Lachie Gales – helping people to do their best
Wangaratta Deputy Group Officer Lachie Gales became a Level 3 incident controller by working his way up through the fireground leadership roles.
“I joined CFA as a volunteer firefighter in 1986 and I was lucky enough to have people like Stewart Kreltszheim, Peter Creak and Paul King to mentor me in the role,” Lachie said.
“I’d be quite happy on the back of a truck chasing grassfires, but I do appreciate that this is the kind of role that’s not for everybody and if I can make a positive contribution in the role, then I should.”
Lachie (pictured receiving his accreditation) has been an accredited Level 3 incident controller for five years and said the role is about consequence management.
“A Level 3 job, which we saw last summer, has the potential to have statewide impacts. Level 3 incident control teams are made up of people from a range of areas and agencies and with a vast amount of experience.
“While Level 3 control teams often get criticised when things don’t go as well as they ought to, it’s never because people aren’t doing their best. My role is often around making sure people get every opportunity to do their best, making an atmosphere where members feel they can bring what they know and contribute.”
Lachie said he will always remember the 2019 Black Summer fires.
“I was the incident controller on the first three nights in Walwa,” Lachie said. “The first night was an enormously fluid situation, where the fire moved across mountainous terrain like no one had ever seen before.
“We had a fire prediction that proved to be accurate. It predicted we would have fire in Corryong in the early hours of the next morning and at the time we didn’t have nearly enough resources to protect the town,” Lachie added. “We had to make a Code One call to get members out of bed from over 100 kilometres away in Benalla, Wangaratta and Wodonga to bring strike teams in.
“They got there at dawn in the nick of time. It was the right call and I remember that morning when I was released just how emotionally drained I felt throughout the whole thing.
“You don’t make those decisions on your own; an incident control team makes them together.
“I guess that’s the challenge for the incident controller – to make decisions from an imperfect set of information and get it right.
“We need more volunteers to step up into these roles because they bring knowledge of what happens on the fireground.”
For Lachie there are many reasons he continues to be an incident controller.
“It’s not onerous for me to give up my time because I’ve gotten so much out of the training and personal development. It has benefited both my personal life and my career.

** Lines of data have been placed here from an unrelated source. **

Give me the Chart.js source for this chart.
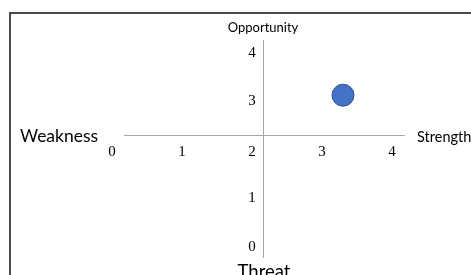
<!DOCTYPE html>
<html>
<head>
<meta charset="utf-8">
<script src="https://cdn.jsdelivr.net/npm/chart.js@4.4.1/dist/chart.umd.min.js"></script>
<style>
  html, body { margin: 0; padding: 0; background: #fff; overflow: hidden; }
  #wrap { position: relative; width: 471px; height: 275px; overflow: hidden; }
  #frame { position: absolute; left: 9px; top: 12px; width: 700px; height: 500px;
           border-left: 2px solid #4a4a4a; border-top: 2px solid #4a4a4a; box-sizing: border-box; }
  canvas { position: absolute; left: 0; top: 0; }
</style>
</head>
<body>
<div id="wrap">
  <div id="frame"></div>
  <canvas id="c" width="471" height="275"></canvas>
</div>
<script>
// ---- data ----
const xTicks = [0, 1, 2, 3, 4];
const yTicks = [0, 1, 2, 3, 4];
const pointX = [3.3];
const pointY = [3.13];
const axisTitles = ["Strength", "Weakness", "Opportunity", "Threat"];

const Y_MIN = -0.206, Y_MAX = 4.268;
const X_MIN = 0.171, X_MAX = 4.171;
const CROSS_X = 2.157, CROSS_Y = 2.309;

const quadLabels = {
  id: 'quadLabels',
  afterDraw(chart) {
    const ctx = chart.ctx;
    const a = chart.chartArea;
    const xs = chart.scales.x, ys = chart.scales.y;
    const cx = xs.getPixelForValue(CROSS_X);
    const cy = ys.getPixelForValue(CROSS_Y);
    ctx.save();
    ctx.fillStyle = '#000';
    ctx.textBaseline = 'middle';
    ctx.font = '13px Lato';
    ctx.textAlign = 'center';
    ctx.fillText(axisTitles[2], cx, a.top - 12);
    ctx.font = '14.5px Lato';
    ctx.textAlign = 'left';
    ctx.fillText(axisTitles[0], a.right + 13, cy + 2);
    ctx.font = '17.5px Lato';
    ctx.fillText(axisTitles[1], 20, cy + 1);
    ctx.font = '18.5px Lato';
    ctx.textAlign = 'center';
    ctx.fillText(axisTitles[3], cx + 1, a.bottom + 15);
    ctx.restore();
  }
};

const lineStyle = { color: '#a6a6a6', width: 1 };
const tickFont = { family: 'Liberation Serif', size: 15 };

new Chart(document.getElementById('c'), {
  type: 'scatter',
  data: {
    datasets: [{
      data: pointX.map((x, i) => ({ x: x, y: pointY[i] })),
      backgroundColor: '#4472C4',
      borderColor: '#2F528F',
      borderWidth: 1,
      pointRadius: 11,
      pointHoverRadius: 11
    }]
  },
  options: {
    responsive: false,
    animation: false,
    layout: { padding: { left: 124, right: 67, top: 40, bottom: 18 } },
    plugins: { legend: { display: false }, tooltip: { enabled: false } },
    scales: {
      x: {
        type: 'linear',
        min: X_MIN, max: X_MAX,
        position: { y: CROSS_Y },
        afterBuildTicks: s => { s.ticks = xTicks.map(v => ({ value: v })); },
        grid: { drawOnChartArea: false, drawTicks: false },
        border: lineStyle,
        ticks: { padding: 8, color: '#000', font: tickFont, autoSkip: false, maxRotation: 0 }
      },
      y: {
        type: 'linear',
        min: Y_MIN, max: Y_MAX,
        position: { x: CROSS_X - 0.104 },
        afterBuildTicks: s => { s.ticks = yTicks.map(v => ({ value: v })); },
        grid: { display: false, drawOnChartArea: false, drawTicks: false },
        border: { display: false },
        ticks: { color: '#000', font: tickFont, autoSkip: false,
                 callback: v => (v === 2 ? '' : String(v)) }
      },
      yLine: {
        type: 'linear',
        axis: 'y',
        min: Y_MIN, max: Y_MAX,
        position: { x: CROSS_X },
        grid: { drawOnChartArea: false, drawTicks: false },
        border: lineStyle,
        ticks: { display: false }
      }
    }
  },
  plugins: [quadLabels]
});
</script>
</body>
</html>
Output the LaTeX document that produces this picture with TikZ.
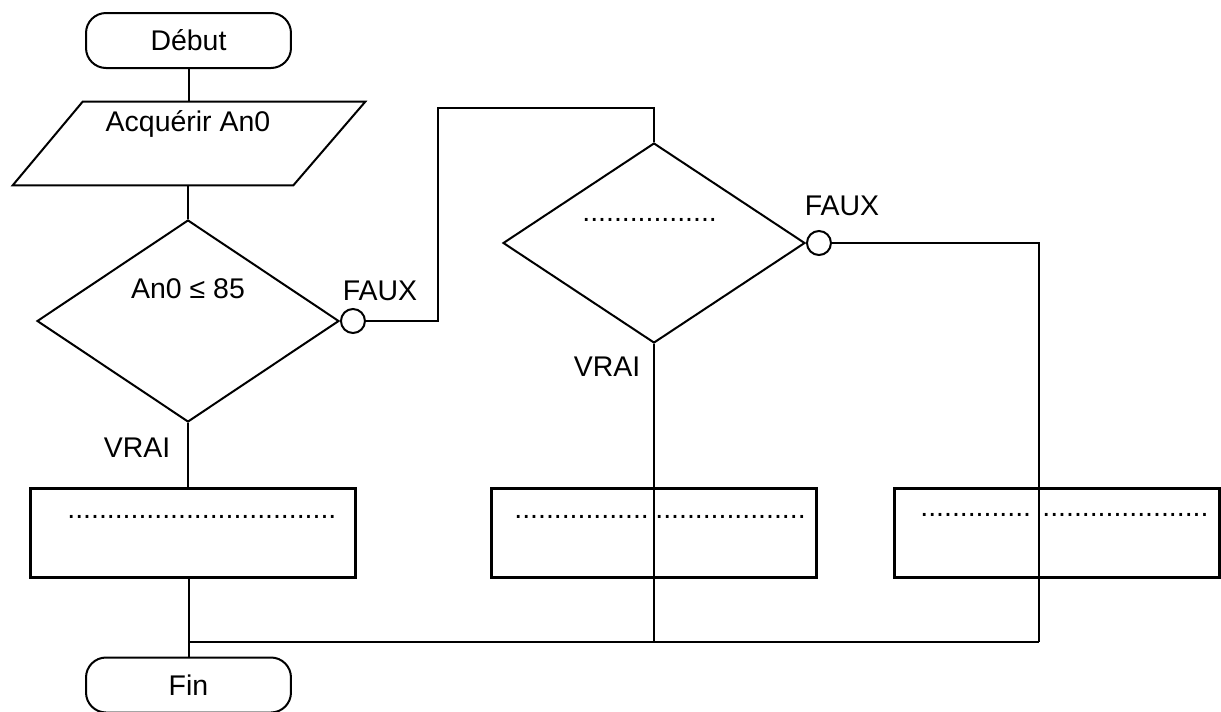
\documentclass[tikz,border=0pt]{standalone}
\usepackage{fontspec}
\setmainfont{Liberation Sans}
\usepackage{tikz}
\usetikzlibrary{shapes,positioning,calc}

\begin{document}
\begin{tikzpicture}[
      x=0.02cm, y=-0.02cm,
      font=\fontsize{16.2}{19}\selectfont,
      lien/.style={line width=0.04cm},
      term/.style={draw, line width=0.04cm, rounded corners=0.4cm,
        minimum width=4.1cm, minimum height=1.1cm, inner sep=0pt},
      entree/.style={minimum width=4.2cm, text height=0.58cm,
        text depth=1.08cm, inner sep=0pt},
      test/.style={diamond, draw, line width=0.04cm, minimum width=6.04cm,
        minimum height=4.04cm, inner sep=0pt},
      traitement/.style={draw, line width=0.06cm, minimum width=6.52cm,
        minimum height=1.78cm, inner sep=0pt},
      sortie/.style={circle, draw, line width=0.04cm, minimum size=0.48cm,
        inner sep=0pt},
      txt/.style={anchor=base, inner sep=0pt},
      pts/.style={anchor=base west, inner sep=0pt}
    ]
      \useasboundingbox (0,0) rectangle (1221,711);

      % Blocs de la colonne de gauche
      \node[term] (debut) at (188.5,40.5) {Début};
      \node[entree] (acq) at (188,143.5) {Acquérir An0};
      \draw[lien] (acq.north west) -- ([xshift=1.44cm]acq.north east)
        -- (acq.south east) -- ([xshift=-1.4cm]acq.south west) -- cycle;

      \node[test] (test1) at (188,321) {};
      \node[txt] at (188,298) {An0 ≤ 85};
      \node[sortie, right=0pt of test1] (faux1) {};
      \node[txt] at (380,300) {FAUX};
      \node[txt] at (137,457) {VRAI};

      \node[traitement] (trait1) at (193,532.5) {};
      \node[pts] at (67,518) {..................................};

      \node[term] (fin) at (188.5,685) {Fin};

      % Second test
      \node[test, minimum height=4cm] (test2) at (654,243) {};
      \node[pts] at (582,221) {.................};
      \node[sortie, right=0pt of test2] (faux2) {};
      \node[txt] at (842,215) {FAUX};
      \node[txt] at (607,376) {VRAI};

      \node[traitement] (trait2) at (654,532.5) {};
      \node[pts] at (514,518) {.................};
      \node[pts] at (655,518) {...................};

      \node[traitement, minimum width=6.5cm] (trait3) at (1057,532.5) {};
      \node[pts] at (920,516) {..............};
      \node[pts] at (1042,516) {.....................};

      \coordinate (coude) at (438,108);
      \coordinate (jonction) at (1039,642);

      % Liaisons
      \draw[lien] (debut.south) -- (debut.south |- acq.north);
      \draw[lien] (test1.north |- acq.south) -- (test1.north);
      \draw[lien] (test1.south) -- (test1.south |- trait1.north);
      \draw[lien] (fin.north |- trait1.south) -- (fin.north);
      \draw[lien] (faux1.east) -| (coude) -| (test2.north);
      \draw[lien] (faux2.east) -| (jonction);
      \draw[lien] (test2.south) -- (test2.south |- jonction);
      \draw[lien] (fin.north |- jonction) -- (jonction);
    \end{tikzpicture}
\end{document}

“The first formal CFA bushfire training I had back in the 80s was from Graham Healy. He was at the very start of my journey and he made such an impression on me. So now, viewing Graham as some sort of peer is just staggering to me.
“I feel blessed that people had faith in me to take on this role, as it has enriched my life. Although it’s demanding, not everything in life is meant to be easy and the rewards have been there for me.
“I hope to be able to contribute at this level for some time.”